• Directions
Quote each line of the material verbatim, without the pictures.

========================

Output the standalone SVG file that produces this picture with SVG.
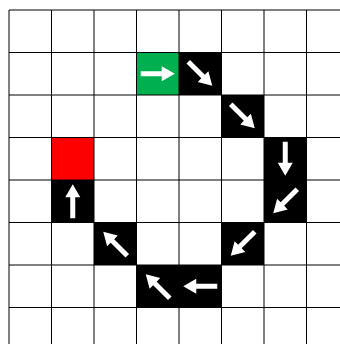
<svg xmlns="http://www.w3.org/2000/svg" width="340" height="344" viewBox="0 0 340 344">
<style>
.grid line{stroke:#000;stroke-width:1}
.blk{fill:#000}
.arr{fill:#fff}
</style>
<defs>
<path id="arrow" d="M-17,-2.5 H4 V-7.5 L17,0 L4,7.5 V2.5 H-17 Z"/>
</defs>
<rect width="340" height="344" fill="#fff"/>
<g id="cells">
<g id="start"><rect x="136.5" y="52.5" width="42.5" height="42.5" fill="#00B050"/><use href="#arrow" class="arr" transform="translate(157.75,73.75)"/></g>
<g id="s1"><rect class="blk" x="179" y="52.5" width="42.5" height="42.5"/><use href="#arrow" class="arr" transform="translate(200.25,73.75) rotate(45)"/></g>
<g id="s2"><rect class="blk" x="221.5" y="95" width="42.5" height="42.5"/><use href="#arrow" class="arr" transform="translate(242.75,116.25) rotate(45)"/></g>
<g id="s3"><rect class="blk" x="264" y="137.5" width="42.5" height="42.5"/><use href="#arrow" class="arr" transform="translate(285.25,158.75) rotate(90)"/></g>
<g id="s4"><rect class="blk" x="264" y="180" width="42.5" height="42.5"/><use href="#arrow" class="arr" transform="translate(285.25,201.25) rotate(135)"/></g>
<g id="s5"><rect class="blk" x="221.5" y="222.5" width="42.5" height="42.5"/><use href="#arrow" class="arr" transform="translate(242.75,243.75) rotate(135)"/></g>
<g id="s6"><rect class="blk" x="179" y="265" width="42.5" height="42.5"/><use href="#arrow" class="arr" transform="translate(200.25,286.25) rotate(180)"/></g>
<g id="s7"><rect class="blk" x="136.5" y="265" width="42.5" height="42.5"/><use href="#arrow" class="arr" transform="translate(157.75,286.25) rotate(225)"/></g>
<g id="s8"><rect class="blk" x="94" y="222.5" width="42.5" height="42.5"/><use href="#arrow" class="arr" transform="translate(115.25,243.75) rotate(225)"/></g>
<g id="s9"><rect class="blk" x="51.5" y="180" width="42.5" height="42.5"/><use href="#arrow" class="arr" transform="translate(72.75,201.25) rotate(270)"/></g>
<g id="goal"><rect x="51.5" y="137.5" width="42.5" height="42.5" fill="#FF0000"/></g>
</g>
<g id="connectors" class="grid">
<line x1="9" y1="10" x2="9" y2="344"/>
<line x1="51.5" y1="10" x2="51.5" y2="344"/>
<line x1="94" y1="10" x2="94" y2="344"/>
<line x1="136.5" y1="10" x2="136.5" y2="344"/>
<line x1="179" y1="10" x2="179" y2="344"/>
<line x1="221.5" y1="10" x2="221.5" y2="344"/>
<line x1="264" y1="10" x2="264" y2="344"/>
<line x1="306.5" y1="10" x2="306.5" y2="344"/>
<line x1="9" y1="10" x2="340" y2="10"/>
<line x1="9" y1="52.5" x2="340" y2="52.5"/>
<line x1="9" y1="95" x2="340" y2="95"/>
<line x1="9" y1="137.5" x2="340" y2="137.5"/>
<line x1="9" y1="180" x2="340" y2="180"/>
<line x1="9" y1="222.5" x2="340" y2="222.5"/>
<line x1="9" y1="265" x2="340" y2="265"/>
<line x1="9" y1="307.5" x2="340" y2="307.5"/>
</g>
</svg>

========================

• Result for this exercise
Output the standalone SVG file that produces this picture with SVG.
<svg xmlns="http://www.w3.org/2000/svg" width="340" height="344" viewBox="0 0 340 344">
<style>
.grid line{stroke:#000;stroke-width:1}
.blk{fill:#000}
.arr{fill:#fff}
</style>
<defs>
<path id="arrow" d="M-17,-2.5 H4 V-7.5 L17,0 L4,7.5 V2.5 H-17 Z"/>
</defs>
<rect width="340" height="344" fill="#fff"/>
<g id="cells">
<g id="start"><rect x="136.5" y="52.5" width="42.5" height="42.5" fill="#00B050"/><use href="#arrow" class="arr" transform="translate(157.75,73.75)"/></g>
<g id="s1"><rect class="blk" x="179" y="52.5" width="42.5" height="42.5"/><use href="#arrow" class="arr" transform="translate(200.25,73.75) rotate(45)"/></g>
<g id="s2"><rect class="blk" x="221.5" y="95" width="42.5" height="42.5"/><use href="#arrow" class="arr" transform="translate(242.75,116.25) rotate(45)"/></g>
<g id="s3"><rect class="blk" x="264" y="137.5" width="42.5" height="42.5"/><use href="#arrow" class="arr" transform="translate(285.25,158.75) rotate(90)"/></g>
<g id="s4"><rect class="blk" x="264" y="180" width="42.5" height="42.5"/><use href="#arrow" class="arr" transform="translate(285.25,201.25) rotate(135)"/></g>
<g id="s5"><rect class="blk" x="221.5" y="222.5" width="42.5" height="42.5"/><use href="#arrow" class="arr" transform="translate(242.75,243.75) rotate(135)"/></g>
<g id="s6"><rect class="blk" x="179" y="265" width="42.5" height="42.5"/><use href="#arrow" class="arr" transform="translate(200.25,286.25) rotate(180)"/></g>
<g id="s7"><rect class="blk" x="136.5" y="265" width="42.5" height="42.5"/><use href="#arrow" class="arr" transform="translate(157.75,286.25) rotate(225)"/></g>
<g id="s8"><rect class="blk" x="94" y="222.5" width="42.5" height="42.5"/><use href="#arrow" class="arr" transform="translate(115.25,243.75) rotate(225)"/></g>
<g id="s9"><rect class="blk" x="51.5" y="180" width="42.5" height="42.5"/><use href="#arrow" class="arr" transform="translate(72.75,201.25) rotate(270)"/></g>
<g id="goal"><rect x="51.5" y="137.5" width="42.5" height="42.5" fill="#FF0000"/></g>
</g>
<g id="connectors" class="grid">
<line x1="9" y1="10" x2="9" y2="344"/>
<line x1="51.5" y1="10" x2="51.5" y2="344"/>
<line x1="94" y1="10" x2="94" y2="344"/>
<line x1="136.5" y1="10" x2="136.5" y2="344"/>
<line x1="179" y1="10" x2="179" y2="344"/>
<line x1="221.5" y1="10" x2="221.5" y2="344"/>
<line x1="264" y1="10" x2="264" y2="344"/>
<line x1="306.5" y1="10" x2="306.5" y2="344"/>
<line x1="9" y1="10" x2="340" y2="10"/>
<line x1="9" y1="52.5" x2="340" y2="52.5"/>
<line x1="9" y1="95" x2="340" y2="95"/>
<line x1="9" y1="137.5" x2="340" y2="137.5"/>
<line x1="9" y1="180" x2="340" y2="180"/>
<line x1="9" y1="222.5" x2="340" y2="222.5"/>
<line x1="9" y1="265" x2="340" y2="265"/>
<line x1="9" y1="307.5" x2="340" y2="307.5"/>
</g>
</svg>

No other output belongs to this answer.